The agreement may involve separate organizations, or different teams within one organization
Contracts between the service provider and other third parties are often (incorrectly) called SLAs – because the level of service has been set by the (principal) customer, there can be no "agreement" between third parties; these agreements are simply "contracts." Operational-level agreements or OLAs, however, may be used by internal groups to support SLAs. If some aspect of a service has not been agreed with the customer, it is not an "SLA".
Customer Based SLA - An agreement with an individual customer group, covering all the services they use. For example, an SLA between a supplier (IT service provider) and the finance department of a large organization for the services such as finance system, payroll system, billing system, procurement/purchase system, etc.
Service Based SLA - An agreement for all customers using the services being delivered by the service provider
Multilevel SLA - The SLA is split into the different levels, each addressing different set of customers for the same services, in the same SLA.
Corporate-level SLA
Customer-level SLA
Service-level SLA
Service-level objectives (SLO)
A service level objective (SLO) is a key element of a service level agreement (SLA) between a service provider and a customer. SLOs are agreed as a means of measuring the performance of the Service Provider and are outlined as a way of avoiding disputes between the two parties based on misunderstanding.
There is often confusion in the use of SLA and SLO. The SLA is the entire agreement that specifies what service is to be provided, how it is supported, times, locations, costs, performance, and responsibilities of the parties involved. SLOs are specific measurable characteristics of the SLA such as availability, throughput, frequency, response time, or quality.
A service level objective (SLO) is a key element of a service level agreement (SLA) between a service provider and a customer. SLOs are agreed as a means of measuring the performance of the Service Provider and are outlined as a way of avoiding disputes between the two parties based on misunderstanding.
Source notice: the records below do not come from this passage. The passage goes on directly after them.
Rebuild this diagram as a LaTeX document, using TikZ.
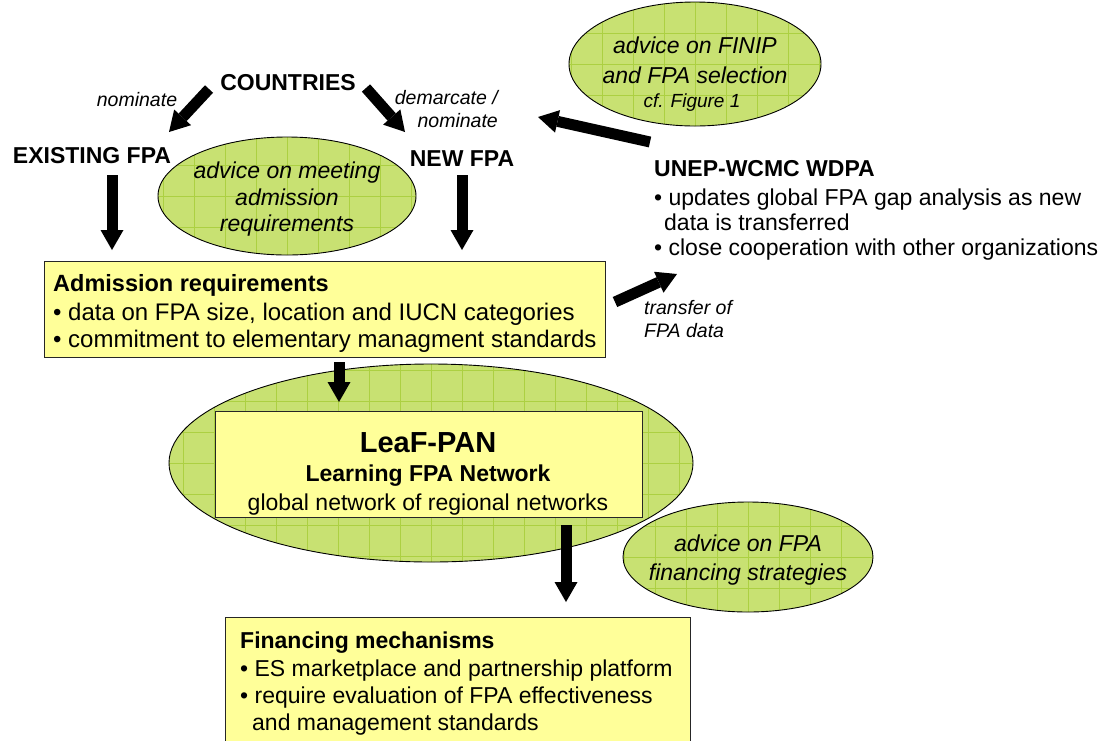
\documentclass[tikz,border=0pt]{standalone}
\usepackage{fontspec}
\setmainfont{Liberation Sans}
\usetikzlibrary{arrows.meta,shapes.geometric}
\definecolor{ellfill}{RGB}{200,225,114}
\definecolor{ellgrid}{RGB}{172,208,66}
\definecolor{boxfill}{RGB}{255,255,153}
\begin{document}
\begin{tikzpicture}[x=1pt,y=-1pt,
  greenell/.style={ellipse, draw=black, line width=0.9pt, fill=ellfill, inner sep=0pt,
    path picture={\draw[ellgrid, line width=0.7pt, step=31pt] (path picture bounding box.south west) grid (path picture bounding box.north east);}},
  yellowbox/.style={rectangle, draw=black!85, line width=1.4pt, fill=boxfill, inner sep=0pt, anchor=north west},
  bigarrow/.style={line width=11pt, -{Triangle[length=20pt,width=23pt,line width=0pt]}},
  bodytext/.style={font=\fontsize{23}{27}\selectfont, inner sep=0pt},
  admtext/.style={font=\fontsize{24}{28}\selectfont, inner sep=0pt},
  headtext/.style={font=\bfseries\fontsize{23}{27}\selectfont, inner sep=0pt},
  labeltext/.style={font=\itshape\fontsize{19.5}{23}\selectfont, inner sep=0pt},
  advice/.style={font=\itshape\fontsize{23}{27}\selectfont, inner sep=0pt, anchor=base},
]
\useasboundingbox (0,0) rectangle (1106,740);

% green ellipses
\node[greenell, minimum width=252pt, minimum height=124pt] (e1) at (695,64) {};
\node[greenell, minimum width=258pt, minimum height=118pt] (e2) at (287,196) {};
\node[greenell, minimum width=524pt, minimum height=198pt] (e4) at (431,463) {};
\node[greenell, minimum width=250pt, minimum height=110pt] (e3) at (748,557) {};

% ellipse texts
\node[advice] (e1a) at (695,53) {advice on FINIP};
\node[advice] (e1b) at (695,83) {and FPA selection};
\node[advice, font=\itshape\fontsize{19}{22}\selectfont] (e1c) at (692,107) {cf. Figure 1};
\node[advice] (e2a) at (287,178) {advice on meeting};
\node[advice] (e2b) at (287,205) {admission};
\node[advice] (e2c) at (287,231) {requirements};
\node[advice] (e3a) at (748,551) {advice on FPA};
\node[advice] (e3b) at (748,580) {financing strategies};

% boxes
\node[yellowbox, minimum width=561pt, minimum height=96pt] (adm) at (44,261) {};
\node[yellowbox, minimum width=427pt, minimum height=106pt] (leaf) at (215,411) {};
\node[yellowbox, minimum width=465pt, minimum height=150pt] (fin) at (225,617) {};

% top labels
\node[headtext, anchor=base] (countries) at (288,90) {COUNTRIES};
\node[labeltext, anchor=base] (nom) at (137,106) {nominate};
\node[labeltext, anchor=base east] (dema) at (498,104) {demarcate /};
\node[labeltext, anchor=base east] (demb) at (498,127) {nominate};
\node[headtext, anchor=base] (existing) at (92,163) {EXISTING FPA};
\node[headtext, anchor=base] (newfpa) at (462,166) {NEW FPA};

% UNEP block
\node[headtext, anchor=base west] (unep) at (654,176) {UNEP-WCMC WDPA};
\node[bodytext, anchor=base west] (unep1) at (654,205) {• updates global FPA gap analysis as new};
\node[bodytext, anchor=base west] (unep2) at (664,230) {data is transferred};
\node[bodytext, anchor=base west] (unep3) at (654,255) {• close cooperation with other organizations};

% admission text
\node[headtext, font=\bfseries\fontsize{23.5}{28}\selectfont, anchor=base west] (admt) at (53,291) {Admission requirements};
\node[admtext, anchor=base west] (adm1) at (53,320) {• data on FPA size, location and IUCN categories};
\node[admtext, anchor=base west] (adm2) at (53,347) {• commitment to elementary managment standards};

% transfer label
\node[labeltext, anchor=base west] (tra) at (644,314) {transfer of};
\node[labeltext, anchor=base west] (trb) at (644,337) {FPA data};

% LeaF-PAN text
\node[font=\bfseries\fontsize{29}{33}\selectfont, inner sep=0pt, anchor=base] (leafa) at (428,452) {LeaF-PAN};
\node[headtext, anchor=base] (leafb) at (428,481) {Learning FPA Network};
\node[bodytext, anchor=base] (leafc) at (428,510) {global network of regional networks};

% financing text
\node[headtext, anchor=base west] (fint) at (240,648) {Financing mechanisms};
\node[bodytext, anchor=base west] (fin1) at (240,676) {• ES marketplace and partnership platform};
\node[bodytext, anchor=base west] (fin2) at (240,703) {• require evaluation of FPA effectiveness};
\node[bodytext, anchor=base west] (fin3) at (252,730) {and management standards};

% arrow end points
\coordinate (c1s) at (209,89);  \coordinate (c1e) at (169,132);
\coordinate (c2s) at (366,88);  \coordinate (c2e) at (405,132);
\coordinate (x1s) at (112,175); \coordinate (x1e) at (112,250);
\coordinate (n1s) at (462,175); \coordinate (n1e) at (462,250);
\coordinate (u1s) at (650,142); \coordinate (u1e) at (538,117);
\coordinate (t1s) at (615,302); \coordinate (t1e) at (677,274);
\coordinate (a1s) at (339,362); \coordinate (a1e) at (339,402);
\coordinate (l1s) at (566,525); \coordinate (l1e) at (566,602);

\draw[bigarrow] (c1s) -- (c1e);
\draw[bigarrow] (c2s) -- (c2e);
\draw[bigarrow] (x1s) -- (x1e);
\draw[bigarrow] (n1s) -- (n1e);
\draw[bigarrow] (u1s) -- (u1e);
\draw[bigarrow] (t1s) -- (t1e);
\draw[bigarrow] (a1s) -- (a1e);
\draw[bigarrow] (l1s) -- (l1e);
\end{tikzpicture}
\end{document}
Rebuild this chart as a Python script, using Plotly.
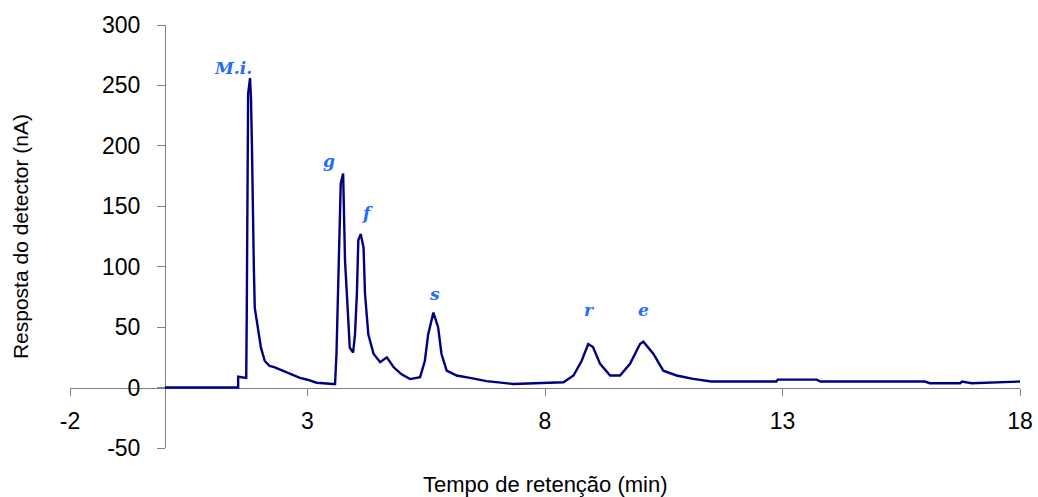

Service level agreement(SLA)
A written agreement documenting the required levels of service. The SLA is agreed on by the IT service provider and the business, or the IT service provider and a third-party provider. A service-level agreement (SLA) is a contractual agreement outlining a specific service commitment made between contract parties -- a service provider and its customer
Service-level objectives (SLO)
Each SLO corresponds with a single performance characteristic relevant to the delivery of an overall service. Some examples of SLOs would include: system availability, help desk incident resolution time and application response time. A service level objective (SLO) is a key element of a service level agreement (SLA) between a service provider and a customer.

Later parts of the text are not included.